The multi-hued palette of complexion and clothing that populates Columbia Pike was captured in crisp photography, ready for the rollout exhibit of 50 images, in March 2020.
Then came the pandemic. So Lloyd Wolf, the photography teacher and talented lensman for hire who has been shooting on the Pike for four decades, had to bide his time as “business fell off a cliff.”
We met last month at his favorite Pike haunt, Café Sazon, after I reviewed three volumes of photography he has shepherded with help from longtime collaborator Paula Endo. Their latest paperback, “Transitions: The Columbia Pike Documentary Project,” showcases stunning portraits and interviews by Wolf and Sushmita Mazumdar of personalities of all walks from 2015-2019. You can see more at cpdpcolumbiapike.blogspot.com.

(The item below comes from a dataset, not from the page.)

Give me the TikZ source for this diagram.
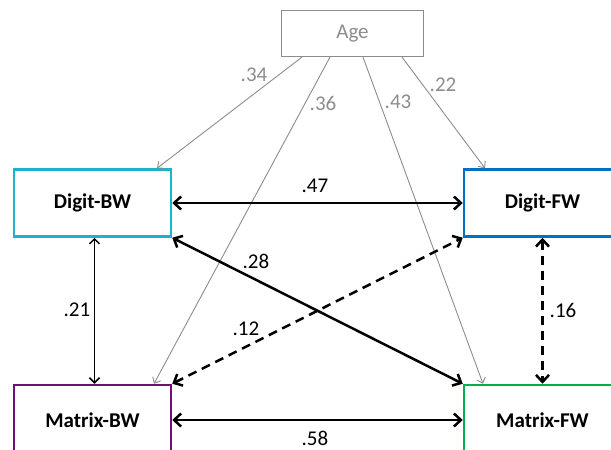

The folks profiled include county board member Katie Cristol; longtime Pike developer BM Smith’s president David Peete; civil rights pioneer Joan Mulholland of the Barcroft neighborhood and recently arrived Ethiopian immigrant Rozina Nigussie, a Washington-Liberty High School student who hopes to become a doctor. The ongoing project is funded by a Virginia humanities grant.
The “soul” and diversity of the four-mile stretch called the Pike was captured by a team of photographers in the smaller hardback “Living Diversity.” It delivers scene photos: diners inside restaurants, crowded sidewalks, costumed festivals, storefronts, a volunteer fireman, and a mariachi band. Published by Wolf’s friends at the Columbia Pike Revitalization Organization, it’s distributed by University of Virginia Press.
Wolf is a 1970 graduate of Fairfax’s J.E.B. Stuart High School, which was renamed Justice High in 2018, and whose father worked in early computing — Dad was in on the Arlington-based Advanced Research Projects Agency project that helped spawn the Internet. During his nine years teaching at the H-B Woodlawn program, Wolf began his Pike work in 1979 to produce “The Arlington Photographic Documentary Project” with Endo under a grant from National Endowment for the Arts.
Their work has received worldwide coverage, including by the Voice of America.
One frustration is that Arlington has too few galleries, Wolf complained. His team’s work has been shown at Walter Reed Community Center, the George Mason campus, and the Columbia Pike Library, where the librarian was “a wonderful fellow, but not a curator.” He likes displays at Central Library.
A Glencarlyn resident, Wolf thinks plenty about Arlington’s North-South divide. Though he declined to take a position on the ill-fated Pike streetcar, he said the idea that “the north supposedly has more wealth and less diversity is not entirely true.” The Buckingham and Westover apartments, for example, are in the north, while the affluence on Arlington Ridge Rd. is in the south. “But in general, south of Route 50 is less well off, is more affordable, so it attracted a lot of immigrants.” And there’s less of the “attitude” of snobbery, he agreed, though “some resentment of North Arlington,” whose residents may come to the Pike only occasionally for a meal.
But Wolf is worried by change. With the arrival of Amazon, older structures are threatened to make way for higher-income housing. The Westmont Shopping Center on the Pike at S. Glebe Rd. is coming down to be replaced by market-rate apartments. “The Pike is less diverse than 10 years ago,” Wolf said. “You can tell by walking around.”
The Postal Service’s troubles persist, as confirmed by friends’ tales of mail weeks late.
But here’s a sympathetic word. I was recently hoisted on my own petard in an attempted gag. My brother and I have long corresponded using real addresses, but with fake identities for the recipient. So I mailed him a book addressed to “Long Snapper” Clark, an in-joke reference to his high school football days as center on the punting team.
The book in transit got separated from the envelope. Weeks went by before I received a bureaucratic form apologizing, with a USPS invitation to file for an investigation.
I filled it out (the probe is ongoing). And felt deservedly sheepish for tasking the federal bureaucrats with chasing down a stray item belonging to “Long Snapper.”